Supplied material:
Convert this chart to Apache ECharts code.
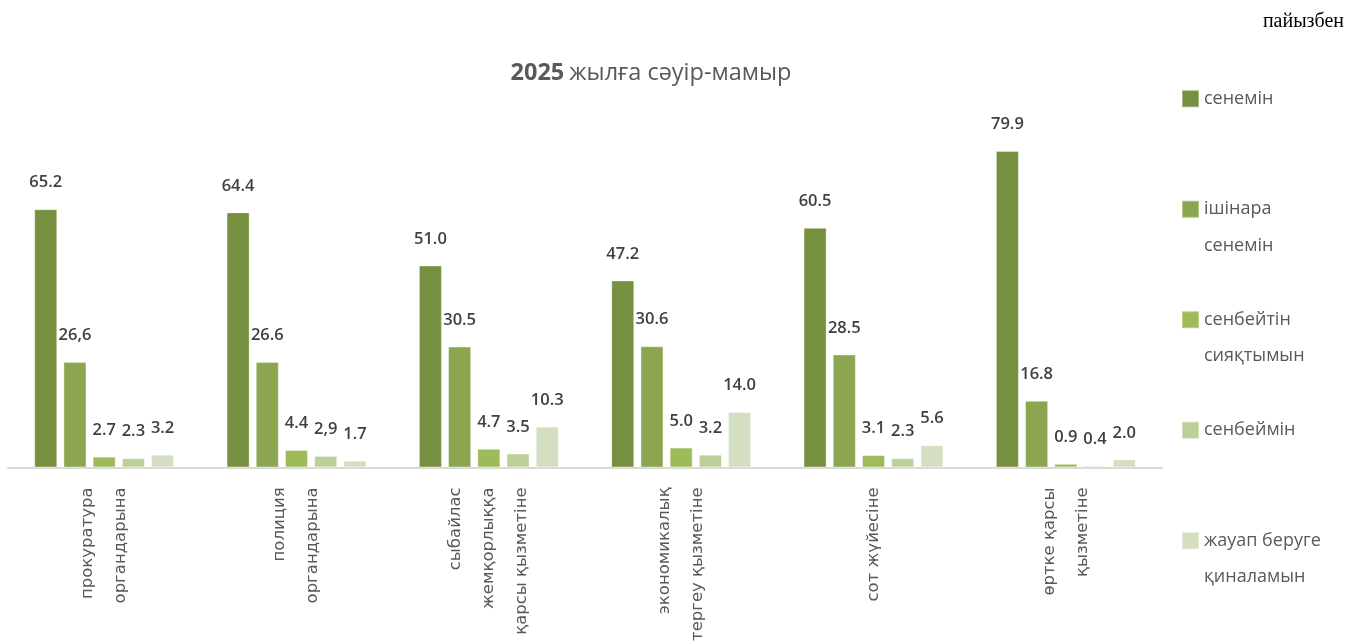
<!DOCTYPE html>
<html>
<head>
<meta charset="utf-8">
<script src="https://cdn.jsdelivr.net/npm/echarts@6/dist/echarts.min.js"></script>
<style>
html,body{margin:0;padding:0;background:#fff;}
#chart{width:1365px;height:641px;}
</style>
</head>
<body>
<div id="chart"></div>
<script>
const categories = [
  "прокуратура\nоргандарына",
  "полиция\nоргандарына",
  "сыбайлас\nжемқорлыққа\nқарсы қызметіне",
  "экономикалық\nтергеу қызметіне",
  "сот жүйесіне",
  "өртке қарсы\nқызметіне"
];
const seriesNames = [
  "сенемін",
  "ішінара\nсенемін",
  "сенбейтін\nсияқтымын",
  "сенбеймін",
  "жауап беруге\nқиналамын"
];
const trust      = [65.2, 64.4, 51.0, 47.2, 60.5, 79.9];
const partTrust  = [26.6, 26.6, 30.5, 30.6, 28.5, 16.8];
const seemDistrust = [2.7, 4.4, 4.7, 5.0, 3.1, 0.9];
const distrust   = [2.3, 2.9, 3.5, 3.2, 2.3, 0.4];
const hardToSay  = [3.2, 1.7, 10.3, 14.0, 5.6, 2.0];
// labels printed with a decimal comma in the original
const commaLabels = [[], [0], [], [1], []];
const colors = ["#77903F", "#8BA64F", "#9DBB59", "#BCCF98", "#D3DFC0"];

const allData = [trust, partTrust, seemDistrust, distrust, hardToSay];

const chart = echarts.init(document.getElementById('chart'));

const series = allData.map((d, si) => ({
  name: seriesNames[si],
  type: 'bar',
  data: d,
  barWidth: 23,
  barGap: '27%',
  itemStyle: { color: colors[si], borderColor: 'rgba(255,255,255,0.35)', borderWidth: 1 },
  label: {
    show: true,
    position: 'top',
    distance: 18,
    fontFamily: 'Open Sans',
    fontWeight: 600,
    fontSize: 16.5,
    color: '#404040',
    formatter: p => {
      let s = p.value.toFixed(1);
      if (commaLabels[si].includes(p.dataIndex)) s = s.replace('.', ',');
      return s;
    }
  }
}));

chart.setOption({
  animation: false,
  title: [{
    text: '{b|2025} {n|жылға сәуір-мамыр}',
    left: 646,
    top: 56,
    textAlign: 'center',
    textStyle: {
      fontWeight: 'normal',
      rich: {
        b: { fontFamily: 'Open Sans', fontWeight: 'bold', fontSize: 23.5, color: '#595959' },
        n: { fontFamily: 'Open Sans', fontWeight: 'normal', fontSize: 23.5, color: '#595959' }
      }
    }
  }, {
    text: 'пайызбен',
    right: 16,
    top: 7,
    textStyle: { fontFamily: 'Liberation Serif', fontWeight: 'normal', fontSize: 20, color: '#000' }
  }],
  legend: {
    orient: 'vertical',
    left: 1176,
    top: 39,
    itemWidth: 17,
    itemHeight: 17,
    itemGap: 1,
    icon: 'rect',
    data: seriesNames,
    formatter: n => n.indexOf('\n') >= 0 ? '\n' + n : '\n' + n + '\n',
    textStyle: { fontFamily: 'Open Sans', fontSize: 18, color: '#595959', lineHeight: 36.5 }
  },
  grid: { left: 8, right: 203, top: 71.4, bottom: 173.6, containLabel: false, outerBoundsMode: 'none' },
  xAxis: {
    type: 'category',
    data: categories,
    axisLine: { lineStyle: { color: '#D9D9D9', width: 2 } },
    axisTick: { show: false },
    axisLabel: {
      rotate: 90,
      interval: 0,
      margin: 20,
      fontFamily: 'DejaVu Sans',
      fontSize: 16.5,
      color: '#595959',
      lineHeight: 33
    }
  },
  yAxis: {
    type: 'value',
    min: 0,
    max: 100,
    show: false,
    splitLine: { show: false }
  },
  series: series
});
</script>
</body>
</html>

Directions for this task: Quote everything in the listing above exactly; pictures are the only thing to omit.

Response for this exercise:
Convert this chart to Apache ECharts code.
<!DOCTYPE html>
<html>
<head>
<meta charset="utf-8">
<script src="https://cdn.jsdelivr.net/npm/echarts@6/dist/echarts.min.js"></script>
<style>
html,body{margin:0;padding:0;background:#fff;}
#chart{width:1365px;height:641px;}
</style>
</head>
<body>
<div id="chart"></div>
<script>
const categories = [
  "прокуратура\nоргандарына",
  "полиция\nоргандарына",
  "сыбайлас\nжемқорлыққа\nқарсы қызметіне",
  "экономикалық\nтергеу қызметіне",
  "сот жүйесіне",
  "өртке қарсы\nқызметіне"
];
const seriesNames = [
  "сенемін",
  "ішінара\nсенемін",
  "сенбейтін\nсияқтымын",
  "сенбеймін",
  "жауап беруге\nқиналамын"
];
const trust      = [65.2, 64.4, 51.0, 47.2, 60.5, 79.9];
const partTrust  = [26.6, 26.6, 30.5, 30.6, 28.5, 16.8];
const seemDistrust = [2.7, 4.4, 4.7, 5.0, 3.1, 0.9];
const distrust   = [2.3, 2.9, 3.5, 3.2, 2.3, 0.4];
const hardToSay  = [3.2, 1.7, 10.3, 14.0, 5.6, 2.0];
// labels printed with a decimal comma in the original
const commaLabels = [[], [0], [], [1], []];
const colors = ["#77903F", "#8BA64F", "#9DBB59", "#BCCF98", "#D3DFC0"];

const allData = [trust, partTrust, seemDistrust, distrust, hardToSay];

const chart = echarts.init(document.getElementById('chart'));

const series = allData.map((d, si) => ({
  name: seriesNames[si],
  type: 'bar',
  data: d,
  barWidth: 23,
  barGap: '27%',
  itemStyle: { color: colors[si], borderColor: 'rgba(255,255,255,0.35)', borderWidth: 1 },
  label: {
    show: true,
    position: 'top',
    distance: 18,
    fontFamily: 'Open Sans',
    fontWeight: 600,
    fontSize: 16.5,
    color: '#404040',
    formatter: p => {
      let s = p.value.toFixed(1);
      if (commaLabels[si].includes(p.dataIndex)) s = s.replace('.', ',');
      return s;
    }
  }
}));

chart.setOption({
  animation: false,
  title: [{
    text: '{b|2025} {n|жылға сәуір-мамыр}',
    left: 646,
    top: 56,
    textAlign: 'center',
    textStyle: {
      fontWeight: 'normal',
      rich: {
        b: { fontFamily: 'Open Sans', fontWeight: 'bold', fontSize: 23.5, color: '#595959' },
        n: { fontFamily: 'Open Sans', fontWeight: 'normal', fontSize: 23.5, color: '#595959' }
      }
    }
  }, {
    text: 'пайызбен',
    right: 16,
    top: 7,
    textStyle: { fontFamily: 'Liberation Serif', fontWeight: 'normal', fontSize: 20, color: '#000' }
  }],
  legend: {
    orient: 'vertical',
    left: 1176,
    top: 39,
    itemWidth: 17,
    itemHeight: 17,
    itemGap: 1,
    icon: 'rect',
    data: seriesNames,
    formatter: n => n.indexOf('\n') >= 0 ? '\n' + n : '\n' + n + '\n',
    textStyle: { fontFamily: 'Open Sans', fontSize: 18, color: '#595959', lineHeight: 36.5 }
  },
  grid: { left: 8, right: 203, top: 71.4, bottom: 173.6, containLabel: false, outerBoundsMode: 'none' },
  xAxis: {
    type: 'category',
    data: categories,
    axisLine: { lineStyle: { color: '#D9D9D9', width: 2 } },
    axisTick: { show: false },
    axisLabel: {
      rotate: 90,
      interval: 0,
      margin: 20,
      fontFamily: 'DejaVu Sans',
      fontSize: 16.5,
      color: '#595959',
      lineHeight: 33
    }
  },
  yAxis: {
    type: 'value',
    min: 0,
    max: 100,
    show: false,
    splitLine: { show: false }
  },
  series: series
});
</script>
</body>
</html>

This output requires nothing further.